[Exercise task] All lines from the beginning of the listing through the line with "var sigBars = [[0, 175], [1, 167]];" are to be copied word for word; the pictures are not.

[Records with drawing code]
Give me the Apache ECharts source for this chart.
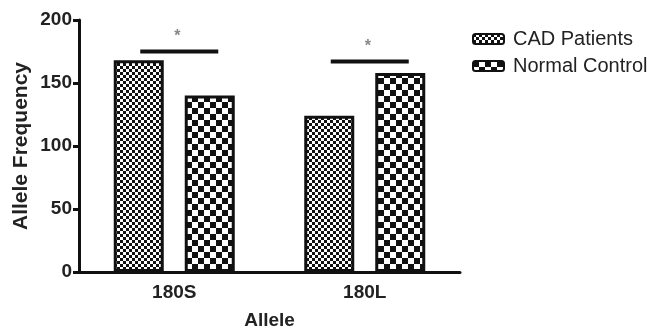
<!DOCTYPE html>
<html>
<head>
<meta charset="utf-8">
<script src="https://cdn.jsdelivr.net/npm/echarts@6/dist/echarts.min.js"></script>
<style>
  html, body { margin: 0; padding: 0; background: #fff; }
  #main { width: 651px; height: 329px; }
</style>
</head>
<body>
<div id="main"></div>
<script>
// data
var categories = ['180S', '180L'];
var cadPatients = [168, 124];
var normalControl = [140, 158];
var yTicks = [0, 50, 100, 150, 200];
// significance bars: [category index, height]
var sigBars = [[0, 175], [1, 167]];

// checkerboard fill
function checker(cell) {
    var c = document.createElement('canvas');
    c.width = c.height = cell * 2;
    var ctx = c.getContext('2d');
    ctx.fillStyle = '#fff';
    ctx.fillRect(0, 0, cell * 2, cell * 2);
    ctx.fillStyle = '#111';
    ctx.fillRect(0, 0, cell, cell);
    ctx.fillRect(cell, cell, cell, cell);
    return { image: c, repeat: 'repeat' };
}

var font = 'Liberation Sans, Arial, sans-serif';
var myChart = echarts.init(document.getElementById('main'));

var option = {
    animation: false,
    grid: { left: 79, top: 20, right: 191, bottom: 57, containLabel: false, outerBoundsMode: 'none' },
    legend: {
        orient: 'vertical',
        left: 467, top: 24,
        itemWidth: 31, itemHeight: 10,
        itemGap: 7,
        textStyle: { fontFamily: font, fontSize: 20, color: '#222', padding: [0, 0, 0, 4] },
        data: ['CAD Patients', 'Normal Control']
    },
    xAxis: {
        type: 'category',
        data: categories,
        name: 'Allele',
        nameLocation: 'middle',
        nameGap: 39,
        nameMoveOverlap: false,
        nameTextStyle: { fontFamily: font, fontSize: 19, fontWeight: 'bold', color: '#222' },
        axisLine: { lineStyle: { color: '#111', width: 3 } },
        axisTick: { alignWithLabel: true, length: 6, lineStyle: { color: '#111', width: 3 } },
        axisLabel: { fontFamily: font, fontSize: 19, fontWeight: 'bold', color: '#222', margin: 11 }
    },
    yAxis: {
        type: 'value',
        min: 0, max: 200, interval: 50,
        name: 'Allele Frequency',
        nameLocation: 'middle',
        nameGap: 47,
        nameMoveOverlap: false,
        nameTextStyle: { fontFamily: font, fontSize: 21, fontWeight: 'bold', color: '#222' },
        axisLine: { show: true, lineStyle: { color: '#111', width: 3 } },
        axisTick: { show: true, length: 6, lineStyle: { color: '#111', width: 3 } },
        axisLabel: { fontFamily: font, fontSize: 19, fontWeight: 'bold', color: '#222', margin: 7,
            formatter: function (v) { return yTicks.indexOf(v) >= 0 ? v : ''; } },
        splitLine: { show: false }
    },
    series: [
        {
            name: 'CAD Patients',
            type: 'bar',
            data: cadPatients,
            barWidth: 50,
            barGap: '42%',
            itemStyle: { color: checker(3), borderColor: '#111', borderWidth: 3 }
        },
        {
            name: 'Normal Control',
            type: 'bar',
            data: normalControl,
            barWidth: 50,
            itemStyle: { color: checker(6), borderColor: '#111', borderWidth: 3 }
        },
        {
            type: 'custom',
            data: sigBars,
            silent: true,
            renderItem: function (params, api) {
                var p = api.coord([api.value(0), api.value(1)]);
                var cx = p[0] + 5;
                return {
                    type: 'group',
                    children: [
                        { type: 'line', shape: { x1: cx - 39, y1: p[1], x2: cx + 39, y2: p[1] },
                          style: { stroke: '#111', lineWidth: 4 } },
                        { type: 'text', style: { x: cx - 2, y: p[1] - 15, text: '*', fill: '#888',
                          font: 'bold 16px ' + font, textAlign: 'center', textVerticalAlign: 'middle' } }
                    ]
                };
            }
        }
    ]
};

myChart.setOption(option);
</script>
</body>
</html>
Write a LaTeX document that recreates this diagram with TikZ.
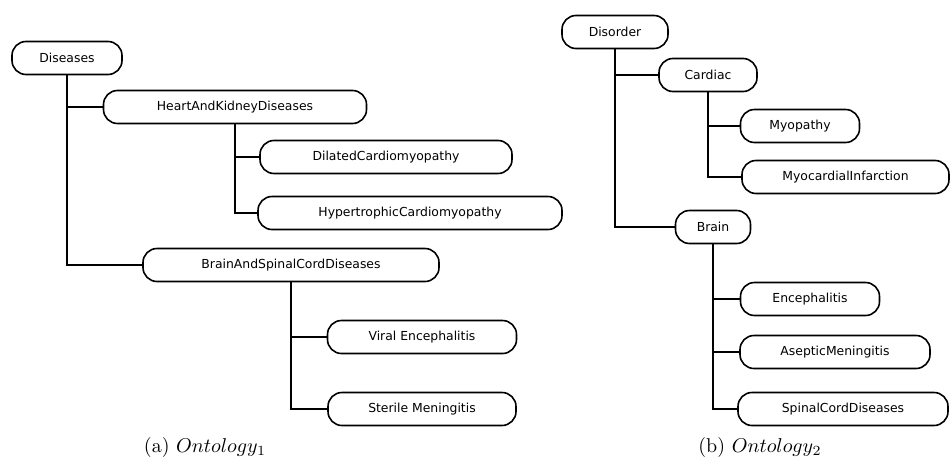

[Result of the exercise]
Give me the Apache ECharts source for this chart.
<!DOCTYPE html>
<html>
<head>
<meta charset="utf-8">
<script src="https://cdn.jsdelivr.net/npm/echarts@6/dist/echarts.min.js"></script>
<style>
  html, body { margin: 0; padding: 0; background: #fff; }
  #main { width: 651px; height: 329px; }
</style>
</head>
<body>
<div id="main"></div>
<script>
// data
var categories = ['180S', '180L'];
var cadPatients = [168, 124];
var normalControl = [140, 158];
var yTicks = [0, 50, 100, 150, 200];
// significance bars: [category index, height]
var sigBars = [[0, 175], [1, 167]];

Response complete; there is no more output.